◆ OBJECTIVE
All of the listing below must be repeated word for word. Pictures are the only thing to omit.

--------

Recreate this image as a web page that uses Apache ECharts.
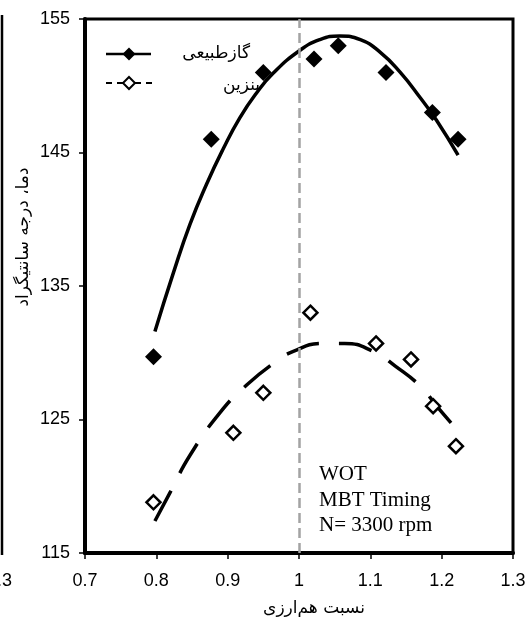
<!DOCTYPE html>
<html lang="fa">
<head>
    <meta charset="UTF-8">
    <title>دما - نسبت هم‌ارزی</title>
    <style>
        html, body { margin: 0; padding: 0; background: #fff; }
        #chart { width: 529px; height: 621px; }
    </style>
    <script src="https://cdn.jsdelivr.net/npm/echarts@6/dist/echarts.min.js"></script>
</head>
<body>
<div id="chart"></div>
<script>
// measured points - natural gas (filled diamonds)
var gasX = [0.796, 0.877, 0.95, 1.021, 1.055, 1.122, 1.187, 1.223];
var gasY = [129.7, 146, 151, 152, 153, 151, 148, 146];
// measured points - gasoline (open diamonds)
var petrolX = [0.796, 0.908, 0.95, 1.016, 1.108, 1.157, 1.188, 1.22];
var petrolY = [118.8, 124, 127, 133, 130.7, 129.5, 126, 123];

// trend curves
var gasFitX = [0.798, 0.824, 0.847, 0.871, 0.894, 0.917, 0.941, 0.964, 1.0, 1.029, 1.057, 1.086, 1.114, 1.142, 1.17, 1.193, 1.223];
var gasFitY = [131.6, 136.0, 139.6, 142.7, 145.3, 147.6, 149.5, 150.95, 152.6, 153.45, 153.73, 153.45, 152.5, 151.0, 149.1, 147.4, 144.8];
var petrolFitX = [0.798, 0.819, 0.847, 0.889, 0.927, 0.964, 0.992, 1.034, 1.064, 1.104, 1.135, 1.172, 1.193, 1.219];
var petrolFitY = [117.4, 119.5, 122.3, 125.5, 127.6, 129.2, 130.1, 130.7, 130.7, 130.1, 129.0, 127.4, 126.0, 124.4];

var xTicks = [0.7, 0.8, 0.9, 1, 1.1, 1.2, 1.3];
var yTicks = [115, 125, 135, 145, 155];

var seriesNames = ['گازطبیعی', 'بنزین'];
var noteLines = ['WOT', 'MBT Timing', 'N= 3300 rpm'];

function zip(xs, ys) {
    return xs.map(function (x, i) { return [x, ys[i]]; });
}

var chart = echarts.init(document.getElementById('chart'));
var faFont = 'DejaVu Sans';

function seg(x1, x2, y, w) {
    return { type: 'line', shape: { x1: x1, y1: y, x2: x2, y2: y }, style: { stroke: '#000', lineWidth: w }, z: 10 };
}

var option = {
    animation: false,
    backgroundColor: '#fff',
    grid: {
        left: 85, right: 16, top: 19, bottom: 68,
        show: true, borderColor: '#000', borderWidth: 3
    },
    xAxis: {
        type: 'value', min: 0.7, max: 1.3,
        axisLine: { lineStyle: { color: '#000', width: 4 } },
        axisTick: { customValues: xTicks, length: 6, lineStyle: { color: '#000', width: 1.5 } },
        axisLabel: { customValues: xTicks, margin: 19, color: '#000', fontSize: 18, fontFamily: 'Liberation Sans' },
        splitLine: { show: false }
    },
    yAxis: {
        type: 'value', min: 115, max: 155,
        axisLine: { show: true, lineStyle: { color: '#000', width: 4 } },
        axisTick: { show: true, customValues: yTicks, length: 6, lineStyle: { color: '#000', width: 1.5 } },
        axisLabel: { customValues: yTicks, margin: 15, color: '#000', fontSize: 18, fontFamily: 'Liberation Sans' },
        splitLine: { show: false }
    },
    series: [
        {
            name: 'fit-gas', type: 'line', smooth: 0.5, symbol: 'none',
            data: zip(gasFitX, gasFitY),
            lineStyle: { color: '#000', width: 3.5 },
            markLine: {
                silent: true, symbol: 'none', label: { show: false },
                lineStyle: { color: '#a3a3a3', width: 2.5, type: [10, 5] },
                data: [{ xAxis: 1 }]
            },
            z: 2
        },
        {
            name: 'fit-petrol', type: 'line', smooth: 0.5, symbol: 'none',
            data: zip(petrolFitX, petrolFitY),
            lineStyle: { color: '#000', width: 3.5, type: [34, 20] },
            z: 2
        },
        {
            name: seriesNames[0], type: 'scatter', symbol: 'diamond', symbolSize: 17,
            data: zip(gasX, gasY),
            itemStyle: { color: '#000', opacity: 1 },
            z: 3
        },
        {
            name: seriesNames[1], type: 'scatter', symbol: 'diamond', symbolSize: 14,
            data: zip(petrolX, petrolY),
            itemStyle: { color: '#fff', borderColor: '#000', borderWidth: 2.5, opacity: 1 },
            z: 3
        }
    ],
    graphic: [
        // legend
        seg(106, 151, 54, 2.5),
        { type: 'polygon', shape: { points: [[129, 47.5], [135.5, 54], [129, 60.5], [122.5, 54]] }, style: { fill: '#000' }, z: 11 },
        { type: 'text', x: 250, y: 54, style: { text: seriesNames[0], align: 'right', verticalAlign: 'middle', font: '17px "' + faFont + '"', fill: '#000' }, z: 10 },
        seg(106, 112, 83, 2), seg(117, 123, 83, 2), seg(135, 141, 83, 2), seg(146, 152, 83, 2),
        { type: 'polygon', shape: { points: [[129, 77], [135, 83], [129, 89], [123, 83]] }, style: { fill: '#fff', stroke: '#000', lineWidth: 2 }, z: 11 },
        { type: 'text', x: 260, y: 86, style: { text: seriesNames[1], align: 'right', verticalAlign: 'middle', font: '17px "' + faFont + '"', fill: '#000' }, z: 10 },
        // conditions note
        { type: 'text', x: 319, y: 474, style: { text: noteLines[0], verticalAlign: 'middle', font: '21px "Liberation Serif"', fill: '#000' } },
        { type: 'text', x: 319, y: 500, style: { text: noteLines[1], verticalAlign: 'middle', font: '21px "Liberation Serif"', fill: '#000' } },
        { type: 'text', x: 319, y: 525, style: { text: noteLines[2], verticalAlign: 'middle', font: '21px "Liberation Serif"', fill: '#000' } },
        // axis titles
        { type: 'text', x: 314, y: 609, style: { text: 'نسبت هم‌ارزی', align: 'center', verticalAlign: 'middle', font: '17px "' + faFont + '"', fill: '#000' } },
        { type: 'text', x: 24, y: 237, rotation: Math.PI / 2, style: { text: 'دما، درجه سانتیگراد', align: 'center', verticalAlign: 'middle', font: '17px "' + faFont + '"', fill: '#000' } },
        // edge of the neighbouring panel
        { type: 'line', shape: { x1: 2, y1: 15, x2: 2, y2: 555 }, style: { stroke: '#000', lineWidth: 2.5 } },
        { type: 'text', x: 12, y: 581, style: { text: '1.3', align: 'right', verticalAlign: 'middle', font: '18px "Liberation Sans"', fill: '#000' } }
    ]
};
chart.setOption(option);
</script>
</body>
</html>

--------

◆ PROBLEM SOLUTION
Recreate this image as a web page that uses Apache ECharts.
<!DOCTYPE html>
<html lang="fa">
<head>
    <meta charset="UTF-8">
    <title>دما - نسبت هم‌ارزی</title>
    <style>
        html, body { margin: 0; padding: 0; background: #fff; }
        #chart { width: 529px; height: 621px; }
    </style>
    <script src="https://cdn.jsdelivr.net/npm/echarts@6/dist/echarts.min.js"></script>
</head>
<body>
<div id="chart"></div>
<script>
// measured points - natural gas (filled diamonds)
var gasX = [0.796, 0.877, 0.95, 1.021, 1.055, 1.122, 1.187, 1.223];
var gasY = [129.7, 146, 151, 152, 153, 151, 148, 146];
// measured points - gasoline (open diamonds)
var petrolX = [0.796, 0.908, 0.95, 1.016, 1.108, 1.157, 1.188, 1.22];
var petrolY = [118.8, 124, 127, 133, 130.7, 129.5, 126, 123];

// trend curves
var gasFitX = [0.798, 0.824, 0.847, 0.871, 0.894, 0.917, 0.941, 0.964, 1.0, 1.029, 1.057, 1.086, 1.114, 1.142, 1.17, 1.193, 1.223];
var gasFitY = [131.6, 136.0, 139.6, 142.7, 145.3, 147.6, 149.5, 150.95, 152.6, 153.45, 153.73, 153.45, 152.5, 151.0, 149.1, 147.4, 144.8];
var petrolFitX = [0.798, 0.819, 0.847, 0.889, 0.927, 0.964, 0.992, 1.034, 1.064, 1.104, 1.135, 1.172, 1.193, 1.219];
var petrolFitY = [117.4, 119.5, 122.3, 125.5, 127.6, 129.2, 130.1, 130.7, 130.7, 130.1, 129.0, 127.4, 126.0, 124.4];

var xTicks = [0.7, 0.8, 0.9, 1, 1.1, 1.2, 1.3];
var yTicks = [115, 125, 135, 145, 155];

var seriesNames = ['گازطبیعی', 'بنزین'];
var noteLines = ['WOT', 'MBT Timing', 'N= 3300 rpm'];

function zip(xs, ys) {
    return xs.map(function (x, i) { return [x, ys[i]]; });
}

var chart = echarts.init(document.getElementById('chart'));
var faFont = 'DejaVu Sans';

function seg(x1, x2, y, w) {
    return { type: 'line', shape: { x1: x1, y1: y, x2: x2, y2: y }, style: { stroke: '#000', lineWidth: w }, z: 10 };
}

var option = {
    animation: false,
    backgroundColor: '#fff',
    grid: {
        left: 85, right: 16, top: 19, bottom: 68,
        show: true, borderColor: '#000', borderWidth: 3
    },
    xAxis: {
        type: 'value', min: 0.7, max: 1.3,
        axisLine: { lineStyle: { color: '#000', width: 4 } },
        axisTick: { customValues: xTicks, length: 6, lineStyle: { color: '#000', width: 1.5 } },
        axisLabel: { customValues: xTicks, margin: 19, color: '#000', fontSize: 18, fontFamily: 'Liberation Sans' },
        splitLine: { show: false }
    },
    yAxis: {
        type: 'value', min: 115, max: 155,
        axisLine: { show: true, lineStyle: { color: '#000', width: 4 } },
        axisTick: { show: true, customValues: yTicks, length: 6, lineStyle: { color: '#000', width: 1.5 } },
        axisLabel: { customValues: yTicks, margin: 15, color: '#000', fontSize: 18, fontFamily: 'Liberation Sans' },
        splitLine: { show: false }
    },
    series: [
        {
            name: 'fit-gas', type: 'line', smooth: 0.5, symbol: 'none',
            data: zip(gasFitX, gasFitY),
            lineStyle: { color: '#000', width: 3.5 },
            markLine: {
                silent: true, symbol: 'none', label: { show: false },
                lineStyle: { color: '#a3a3a3', width: 2.5, type: [10, 5] },
                data: [{ xAxis: 1 }]
            },
            z: 2
        },
        {
            name: 'fit-petrol', type: 'line', smooth: 0.5, symbol: 'none',
            data: zip(petrolFitX, petrolFitY),
            lineStyle: { color: '#000', width: 3.5, type: [34, 20] },
            z: 2
        },
        {
            name: seriesNames[0], type: 'scatter', symbol: 'diamond', symbolSize: 17,
            data: zip(gasX, gasY),
            itemStyle: { color: '#000', opacity: 1 },
            z: 3
        },
        {
            name: seriesNames[1], type: 'scatter', symbol: 'diamond', symbolSize: 14,
            data: zip(petrolX, petrolY),
            itemStyle: { color: '#fff', borderColor: '#000', borderWidth: 2.5, opacity: 1 },
            z: 3
        }
    ],
    graphic: [
        // legend
        seg(106, 151, 54, 2.5),
        { type: 'polygon', shape: { points: [[129, 47.5], [135.5, 54], [129, 60.5], [122.5, 54]] }, style: { fill: '#000' }, z: 11 },
        { type: 'text', x: 250, y: 54, style: { text: seriesNames[0], align: 'right', verticalAlign: 'middle', font: '17px "' + faFont + '"', fill: '#000' }, z: 10 },
        seg(106, 112, 83, 2), seg(117, 123, 83, 2), seg(135, 141, 83, 2), seg(146, 152, 83, 2),
        { type: 'polygon', shape: { points: [[129, 77], [135, 83], [129, 89], [123, 83]] }, style: { fill: '#fff', stroke: '#000', lineWidth: 2 }, z: 11 },
        { type: 'text', x: 260, y: 86, style: { text: seriesNames[1], align: 'right', verticalAlign: 'middle', font: '17px "' + faFont + '"', fill: '#000' }, z: 10 },
        // conditions note
        { type: 'text', x: 319, y: 474, style: { text: noteLines[0], verticalAlign: 'middle', font: '21px "Liberation Serif"', fill: '#000' } },
        { type: 'text', x: 319, y: 500, style: { text: noteLines[1], verticalAlign: 'middle', font: '21px "Liberation Serif"', fill: '#000' } },
        { type: 'text', x: 319, y: 525, style: { text: noteLines[2], verticalAlign: 'middle', font: '21px "Liberation Serif"', fill: '#000' } },
        // axis titles
        { type: 'text', x: 314, y: 609, style: { text: 'نسبت هم‌ارزی', align: 'center', verticalAlign: 'middle', font: '17px "' + faFont + '"', fill: '#000' } },
        { type: 'text', x: 24, y: 237, rotation: Math.PI / 2, style: { text: 'دما، درجه سانتیگراد', align: 'center', verticalAlign: 'middle', font: '17px "' + faFont + '"', fill: '#000' } },
        // edge of the neighbouring panel
        { type: 'line', shape: { x1: 2, y1: 15, x2: 2, y2: 555 }, style: { stroke: '#000', lineWidth: 2.5 } },
        { type: 'text', x: 12, y: 581, style: { text: '1.3', align: 'right', verticalAlign: 'middle', font: '18px "Liberation Sans"', fill: '#000' } }
    ]
};
chart.setOption(option);
</script>
</body>
</html>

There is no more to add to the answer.